Problem details:
Could you give the data below again, exactly and completely?
***** Data segment
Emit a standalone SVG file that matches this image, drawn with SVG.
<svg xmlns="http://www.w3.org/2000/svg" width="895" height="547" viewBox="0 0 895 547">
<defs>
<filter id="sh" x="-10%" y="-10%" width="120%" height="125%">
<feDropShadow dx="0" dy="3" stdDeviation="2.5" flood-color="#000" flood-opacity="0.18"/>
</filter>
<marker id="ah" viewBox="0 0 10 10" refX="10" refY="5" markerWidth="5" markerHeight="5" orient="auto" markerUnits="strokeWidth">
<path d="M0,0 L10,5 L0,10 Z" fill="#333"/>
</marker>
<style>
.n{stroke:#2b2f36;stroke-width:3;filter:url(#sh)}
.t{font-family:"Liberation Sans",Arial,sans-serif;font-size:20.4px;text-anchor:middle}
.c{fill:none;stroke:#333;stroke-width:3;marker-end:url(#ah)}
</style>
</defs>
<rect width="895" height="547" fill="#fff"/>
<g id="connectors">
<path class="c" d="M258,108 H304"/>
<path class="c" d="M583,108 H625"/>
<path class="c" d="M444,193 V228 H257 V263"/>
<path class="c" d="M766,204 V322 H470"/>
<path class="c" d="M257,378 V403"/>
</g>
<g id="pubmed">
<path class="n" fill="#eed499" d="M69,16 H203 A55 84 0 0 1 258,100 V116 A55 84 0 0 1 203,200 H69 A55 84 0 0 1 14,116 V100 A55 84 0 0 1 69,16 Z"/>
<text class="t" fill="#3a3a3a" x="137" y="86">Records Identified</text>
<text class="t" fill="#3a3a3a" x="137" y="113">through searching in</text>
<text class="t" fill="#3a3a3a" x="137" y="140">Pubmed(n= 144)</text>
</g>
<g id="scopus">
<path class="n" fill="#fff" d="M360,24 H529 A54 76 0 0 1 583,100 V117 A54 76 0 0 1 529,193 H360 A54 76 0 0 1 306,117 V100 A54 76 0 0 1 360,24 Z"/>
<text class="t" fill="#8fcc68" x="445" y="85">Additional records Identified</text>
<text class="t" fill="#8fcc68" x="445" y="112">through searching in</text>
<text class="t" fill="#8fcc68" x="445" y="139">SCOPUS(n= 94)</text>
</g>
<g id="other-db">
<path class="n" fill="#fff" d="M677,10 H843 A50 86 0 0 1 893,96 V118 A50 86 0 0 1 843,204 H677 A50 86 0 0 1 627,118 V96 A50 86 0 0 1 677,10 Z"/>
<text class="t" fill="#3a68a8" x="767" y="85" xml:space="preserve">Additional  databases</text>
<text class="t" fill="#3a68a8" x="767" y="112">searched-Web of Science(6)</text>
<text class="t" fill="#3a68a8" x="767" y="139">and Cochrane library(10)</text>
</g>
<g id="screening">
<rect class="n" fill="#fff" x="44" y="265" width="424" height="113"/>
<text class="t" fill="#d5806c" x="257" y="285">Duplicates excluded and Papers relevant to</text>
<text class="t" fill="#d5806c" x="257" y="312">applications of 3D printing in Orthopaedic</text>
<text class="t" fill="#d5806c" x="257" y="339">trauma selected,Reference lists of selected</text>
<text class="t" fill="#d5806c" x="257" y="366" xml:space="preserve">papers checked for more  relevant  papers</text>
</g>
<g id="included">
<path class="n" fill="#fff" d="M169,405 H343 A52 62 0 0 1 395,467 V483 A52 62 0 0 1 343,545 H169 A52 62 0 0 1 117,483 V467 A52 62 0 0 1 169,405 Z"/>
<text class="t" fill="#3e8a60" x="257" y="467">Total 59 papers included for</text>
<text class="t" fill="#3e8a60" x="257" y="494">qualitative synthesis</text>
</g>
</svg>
**********
Result for this task:
Emit a standalone SVG file that matches this image, drawn with SVG.
<svg xmlns="http://www.w3.org/2000/svg" width="895" height="547" viewBox="0 0 895 547">
<defs>
<filter id="sh" x="-10%" y="-10%" width="120%" height="125%">
<feDropShadow dx="0" dy="3" stdDeviation="2.5" flood-color="#000" flood-opacity="0.18"/>
</filter>
<marker id="ah" viewBox="0 0 10 10" refX="10" refY="5" markerWidth="5" markerHeight="5" orient="auto" markerUnits="strokeWidth">
<path d="M0,0 L10,5 L0,10 Z" fill="#333"/>
</marker>
<style>
.n{stroke:#2b2f36;stroke-width:3;filter:url(#sh)}
.t{font-family:"Liberation Sans",Arial,sans-serif;font-size:20.4px;text-anchor:middle}
.c{fill:none;stroke:#333;stroke-width:3;marker-end:url(#ah)}
</style>
</defs>
<rect width="895" height="547" fill="#fff"/>
<g id="connectors">
<path class="c" d="M258,108 H304"/>
<path class="c" d="M583,108 H625"/>
<path class="c" d="M444,193 V228 H257 V263"/>
<path class="c" d="M766,204 V322 H470"/>
<path class="c" d="M257,378 V403"/>
</g>
<g id="pubmed">
<path class="n" fill="#eed499" d="M69,16 H203 A55 84 0 0 1 258,100 V116 A55 84 0 0 1 203,200 H69 A55 84 0 0 1 14,116 V100 A55 84 0 0 1 69,16 Z"/>
<text class="t" fill="#3a3a3a" x="137" y="86">Records Identified</text>
<text class="t" fill="#3a3a3a" x="137" y="113">through searching in</text>
<text class="t" fill="#3a3a3a" x="137" y="140">Pubmed(n= 144)</text>
</g>
<g id="scopus">
<path class="n" fill="#fff" d="M360,24 H529 A54 76 0 0 1 583,100 V117 A54 76 0 0 1 529,193 H360 A54 76 0 0 1 306,117 V100 A54 76 0 0 1 360,24 Z"/>
<text class="t" fill="#8fcc68" x="445" y="85">Additional records Identified</text>
<text class="t" fill="#8fcc68" x="445" y="112">through searching in</text>
<text class="t" fill="#8fcc68" x="445" y="139">SCOPUS(n= 94)</text>
</g>
<g id="other-db">
<path class="n" fill="#fff" d="M677,10 H843 A50 86 0 0 1 893,96 V118 A50 86 0 0 1 843,204 H677 A50 86 0 0 1 627,118 V96 A50 86 0 0 1 677,10 Z"/>
<text class="t" fill="#3a68a8" x="767" y="85" xml:space="preserve">Additional  databases</text>
<text class="t" fill="#3a68a8" x="767" y="112">searched-Web of Science(6)</text>
<text class="t" fill="#3a68a8" x="767" y="139">and Cochrane library(10)</text>
</g>
<g id="screening">
<rect class="n" fill="#fff" x="44" y="265" width="424" height="113"/>
<text class="t" fill="#d5806c" x="257" y="285">Duplicates excluded and Papers relevant to</text>
<text class="t" fill="#d5806c" x="257" y="312">applications of 3D printing in Orthopaedic</text>
<text class="t" fill="#d5806c" x="257" y="339">trauma selected,Reference lists of selected</text>
<text class="t" fill="#d5806c" x="257" y="366" xml:space="preserve">papers checked for more  relevant  papers</text>
</g>
<g id="included">
<path class="n" fill="#fff" d="M169,405 H343 A52 62 0 0 1 395,467 V483 A52 62 0 0 1 343,545 H169 A52 62 0 0 1 117,483 V467 A52 62 0 0 1 169,405 Z"/>
<text class="t" fill="#3e8a60" x="257" y="467">Total 59 papers included for</text>
<text class="t" fill="#3e8a60" x="257" y="494">qualitative synthesis</text>
</g>
</svg>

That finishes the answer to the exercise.